In most of my columns, I try to employ a bit of humor, or at least attempted humor, to lighten the mood. I once served as the executive officer to a general who told me that a sense of humor, in his view, was the most under-utilized tool in a leader’s toolbox. And so, I’ve tried to inject a bit of levity into nearly every one of my 300+ columns thus far.
Until this one.
A story in Colorado Politics really got my attention. It seems that the president of the Colorado Senate, Leroy Garcia, has introduced a bill aimed at helping his fellow veterans. Senate Bill 129 would create a veteran suicide prevention pilot program by directing the Colorado Department of Human Services to work with non-profits to offer free support to vets and their families that are in crisis. Reporter Joey Bunch, in his reporting, tells the story of Garcia’s own military service, and notes that vets are disproportionally represented in our state’s homeless population and tragically average 43 suicides per 100,000 people, compared to a national average of 32, which is still far too high.
The reason Bunch’s story really hit home with me is that dark thoughts spend far too much time in my own mind, and I worry about my brothers and sisters in arms a great deal.
If you asked me to define myself, I would first tell you that I’m a father and a husband. But the next identifier I would use is that of career military officer and now veteran of the armed services. I was honored to serve over 25 years in the Air Force and I greatly value my time in uniform. It sounds a bit trite, and I don’t mean it to come off that way, but unless you have worn the uniform of the United States military, you cannot fully understand what military service truly and fully means. In teaching cadets at the Air Force Academy for many years, I would ask them what makes our service different from others that help build America every day. They would usually flounder around for an answer, and then I’d offer that only military service has, as its core task, the job of destruction and death. Our willingness to wage violence against our nation’s adversaries sets us apart from the many, many great Americans who improve our nation through their own daily toil. And such efforts come with a cost attached.

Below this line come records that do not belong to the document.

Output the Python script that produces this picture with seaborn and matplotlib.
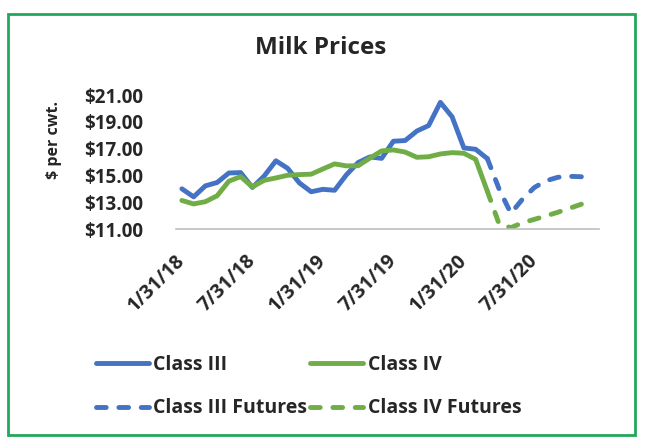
import numpy as np
import pandas as pd
import matplotlib.pyplot as plt
import seaborn as sns
from matplotlib.patches import Rectangle
from matplotlib.lines import Line2D

# monthly index, Jan 2018 .. Dec 2020
n_months = 36
tick_pos = [0, 6, 12, 18, 24, 30]
tick_labels = ['1/31/18', '7/31/18', '1/31/19', '7/31/19', '1/31/20', '7/31/20']

# actual prices, Jan 2018 .. Mar 2020
class_iii = [14.00, 13.40, 14.22, 14.47, 15.18, 15.21, 14.10, 14.95, 16.09, 15.53, 14.44, 13.78,
             13.96, 13.89, 15.04, 15.96, 16.38, 16.27, 17.55, 17.60, 18.31, 18.72, 20.45, 19.37,
             17.05, 16.95, 16.25]
class_iv = [13.13, 12.87, 13.04, 13.48, 14.57, 14.91, 14.14, 14.63, 14.81, 15.01, 15.06, 15.09,
            15.48, 15.86, 15.71, 15.72, 16.29, 16.83, 16.90, 16.74, 16.35, 16.39, 16.60, 16.70,
            16.65, 16.20, 13.81]

# futures, Mar 2020 onwards
fut_start = 26
class_iii_fut = [16.25, 13.98, 12.17, 13.24, 14.10, 14.60, 14.86, 14.93, 14.90, 14.80]
class_iv_fut = [13.81, 11.37, 11.10, 11.47, 11.72, 11.98, 12.25, 12.55, 12.85]

blue = '#4472C4'
green = '#70AD47'

series = {
	'Class III': (0, class_iii),
	'Class IV': (0, class_iv),
	'Class III Futures': (fut_start, class_iii_fut),
	'Class IV Futures': (fut_start, class_iv_fut),
}
rows = []
for name, (start, vals) in series.items():
	for i, v in enumerate(vals):
		rows.append({'month': start + i, 'price': v, 'series': name})
df = pd.DataFrame(rows)

sns.set_style('white')
plt.rcParams['font.family'] = ['Open Sans', 'DejaVu Sans']
plt.rcParams['font.weight'] = 'bold'

fig = plt.figure(figsize=(6.48, 4.42), dpi=100)
W, H = 648, 442
ax = fig.add_axes([176 / W, 1 - 229 / H, (599 - 176) / W, (229 - 95) / H])

dash = (0, (2.0, 2.6))
styles = {
	'Class III': (blue, '-'),
	'Class IV': (green, '-'),
	'Class III Futures': (blue, dash),
	'Class IV Futures': (green, dash),
}
lw = 3.5
for name, (col, ls) in styles.items():
	sub = df[df['series'] == name]
	sns.lineplot(data=sub, x='month', y='price', ax=ax, color=col, linewidth=lw,
				 linestyle=ls, legend=False)
for line in ax.lines:
	line.set_solid_capstyle('round')
	line.set_dash_capstyle('round')
	line.set_solid_joinstyle('round')

ax.set_xlim(-0.5, n_months - 0.5)
ax.set_ylim(11, 21)
ax.set_yticks([11, 13, 15, 17, 19, 21])
ax.set_yticklabels([f'${v:.2f}' for v in [11, 13, 15, 17, 19, 21]])
ax.set_xticks(tick_pos)
ax.set_xticklabels(tick_labels, rotation=45, ha='right', va='center', rotation_mode='anchor')
ax.tick_params(axis='y', length=0, pad=23.5, labelsize=13.5)
ax.tick_params(axis='x', length=0, pad=21, labelsize=14)
ax.set_xlabel('')
ax.set_ylabel('')
for s in ['top', 'right', 'left']:
	ax.spines[s].set_visible(False)
ax.spines['bottom'].set_color('#BFBFBF')
ax.spines['bottom'].set_linewidth(1.2)
ax.set_facecolor('white')

fig.text(321 / W, 1 - 48 / H, 'Milk Prices', ha='center', va='center', fontsize=17.5, fontweight='bold')
fig.text(54 / W, 1 - 140 / H, '$ per cwt.', ha='center', va='center', rotation=90,
		 fontsize=11.5, fontweight='bold')

handles = [
	Line2D([], [], color=blue, lw=lw, solid_capstyle='round'),
	Line2D([], [], color=blue, lw=lw, linestyle=dash, dash_capstyle='round'),
	Line2D([], [], color=green, lw=lw, solid_capstyle='round'),
	Line2D([], [], color=green, lw=lw, linestyle=dash, dash_capstyle='round'),
]
labels = ['Class III', 'Class III Futures', 'Class IV', 'Class IV Futures']
fig.legend(handles, labels, ncol=2, loc='upper left', bbox_to_anchor=(96 / W, 1 - 355 / H),
		   frameon=False, fontsize=14, handlelength=2.7, handletextpad=0.25,
		   columnspacing=0.15, labelspacing=1.2, borderpad=0, borderaxespad=0)

fig.patches.append(Rectangle((8 / W, 1 - 435 / H), (635 - 8) / W, (435 - 14) / H,
							 transform=fig.transFigure, fill=False, edgecolor='#22A85A',
							 linewidth=2))

fig.savefig('out.png', dpi=100, facecolor='white')
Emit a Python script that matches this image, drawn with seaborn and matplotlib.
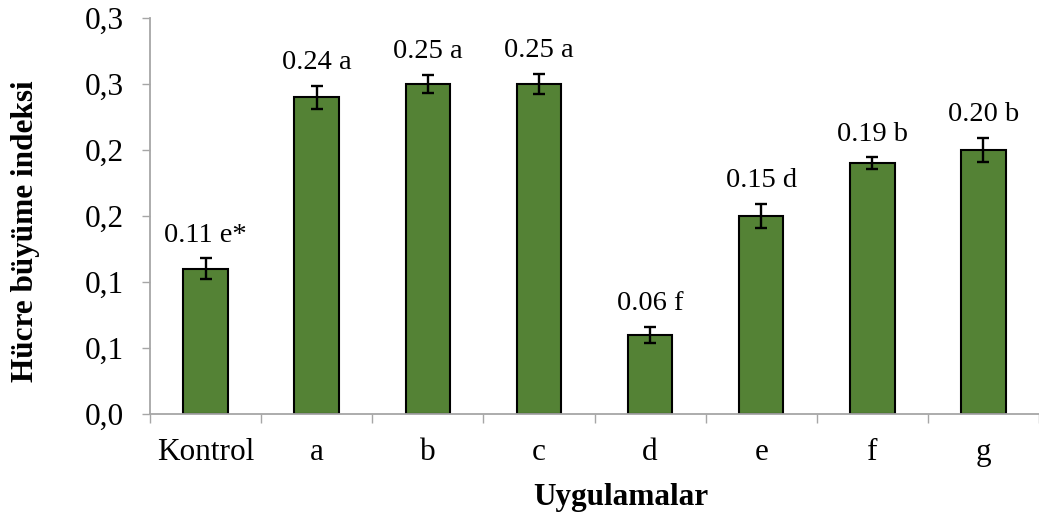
import matplotlib
matplotlib.use("Agg")
import matplotlib.pyplot as plt
import seaborn as sns
import pandas as pd

# values
categories = ["Kontrol", "a", "b", "c", "d", "e", "f", "g"]
means = [0.110, 0.240, 0.250, 0.250, 0.060, 0.150, 0.190, 0.200]
errors = [0.008, 0.0087, 0.007, 0.0075, 0.006, 0.009, 0.0045, 0.009]
bar_labels = ["0.11 e*", "0.24 a", "0.25 a", "0.25 a", "0.06 f", "0.15 d", "0.19 b", "0.20 b"]
ytick_values = [0.0, 0.05, 0.10, 0.15, 0.20, 0.25, 0.30]
ytick_labels = ["0,0", "0,1", "0,1", "0,2", "0,2", "0,3", "0,3"]

sns.set_style("white")
plt.rcParams["font.family"] = ["Liberation Serif", "DejaVu Serif"]
plt.rcParams["text.color"] = "black"
plt.rcParams["axes.labelcolor"] = "black"

df = pd.DataFrame({"Uygulama": categories, "Deger": means})

fig = plt.figure(figsize=(10.39, 5.21), dpi=100)
ax = fig.add_axes([150 / 1039, 1 - 414 / 521, 889 / 1039, 396 / 521])

sns.barplot(data=df, x="Uygulama", y="Deger", color="#548235", saturation=1,
            width=0.4, edgecolor="black", linewidth=1.5, errorbar=None, ax=ax)

xs = list(range(len(categories)))
ax.errorbar(xs, means, yerr=errors, fmt="none", ecolor="black",
            elinewidth=1.7, capsize=4.3, capthick=1.7, zorder=5)

for x, m, e, lab in zip(xs, means, errors, bar_labels):
    ax.annotate(lab, xy=(x, m + e), xytext=(0, 12), textcoords="offset points",
                ha="center", va="baseline", fontsize=20.5)

ax.set_xlim(-0.5, 7.444)
ax.set_ylim(0, 0.30)
ax.set_yticks(ytick_values)
ax.set_yticklabels(ytick_labels)

# ticks between categories on the x axis, names in the middle
ax.set_xticks([i - 0.5 for i in range(len(categories) + 1)], minor=False)
ax.set_xticklabels([])
ax.set_xticks(xs, minor=True)
ax.set_xticklabels(categories, minor=True)
ax.tick_params(axis="x", which="major", direction="out", length=6.5, width=1,
               color="#a6a6a6", bottom=True)
ax.tick_params(axis="x", which="minor", length=0, labelsize=22.5, pad=17.5,
               labelcolor="black")
ax.tick_params(axis="y", direction="out", length=6, width=1, color="#a6a6a6",
               labelsize=22.5, pad=13, left=True, labelcolor="black")

for side in ["top", "right"]:
    ax.spines[side].set_visible(False)
for side in ["left", "bottom"]:
    ax.spines[side].set_color("#a6a6a6")
    ax.spines[side].set_linewidth(1.3)

ax.set_xlabel("Uygulamalar", fontsize=22.5, fontweight="bold")
ax.set_ylabel("Hücre büyüme indeksi", fontsize=22.5, fontweight="bold")
ax.xaxis.set_label_coords(0.530, -0.212)
ax.yaxis.set_label_coords(-0.1395, 0.462)
ax.xaxis.label.set_va("center")
ax.yaxis.label.set_va("center")

fig.savefig("out.png", dpi=100)
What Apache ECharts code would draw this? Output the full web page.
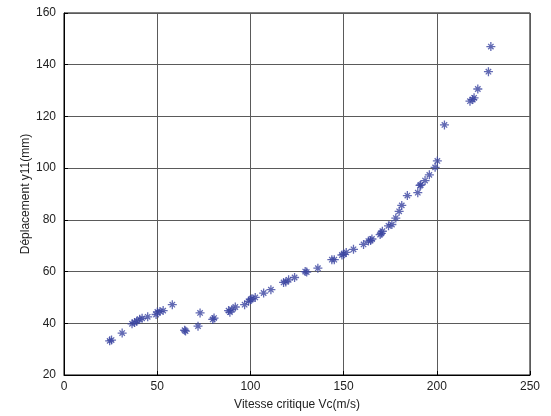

Military work, I would tell my students, was fundamentally different from all other, and that is why we end up as a band of brothers and sisters. And that is also why we can end up with special challenges and burdens, which is why Garcia’s bill is such a good idea.
PTSD is not limited to those in uniform, but I would gently offer that it tends to be far more prevalent in the military, and often carries with it a burden of guilt that can lead to the aforementioned dark thoughts. In my own case, I happened to be at the Pentagon on the beautiful sun-washed morning of Sept. 11, 2001. I will never say what I had to see and do that day, but I offered some very minor help and support. But the images of what I saw and heard are forever seared into my memories — hence the later diagnosis of PTSD with dark thoughts and the all-engulfing feelings of guilt. You see, rationally I understand that there were limits to what I could do to help that day, but the mind is not always entirely rational. I feel tremendous guilt that I did not run toward the fire (I had not yet trained up as a first responder) but rather followed orders to evacuate. I know that isn’t rational, but it is real.
Later, while working on vet cases for U.S. Sen. Michael Bennet, I would work with young men and women fresh from military service in Afghanistan and Iraq, dealing with what they saw and did. They usually tried to hide what they perceived as weakness (as I do) while fretting constantly over what they did or did not do over in the sandbox, and the actions they had to take, and the friends they could not save.
I am likely oversharing here, and I do apologize for that, but this is such an important issue. I am, fortunately, in a situation where the “rational” part of my brain is still in charge, and so while the dark thoughts are always with me, they don’t get to win. But I feel deep and abiding pain for those for whom the dark thoughts win out.
I have heard some complain that we “coddle” vets these days. Heck, back in WWII we just expected vets to suck it up. And many did, but that greatest generation also teemed with PTSD, though they didn’t call it that. The soldiers, sailors, Marines, and airmen of that conflict never had access to the resources they often needed.
That is a mistake we can fix in the 21st century. I hope SB 129 is promptly passed, signed into law, and becomes an important — and literal — lifeline for my fellow vets. They deserve nothing less.
The national suicide prevention hotline is: 800-273-8255, vets press 1 for immediate help.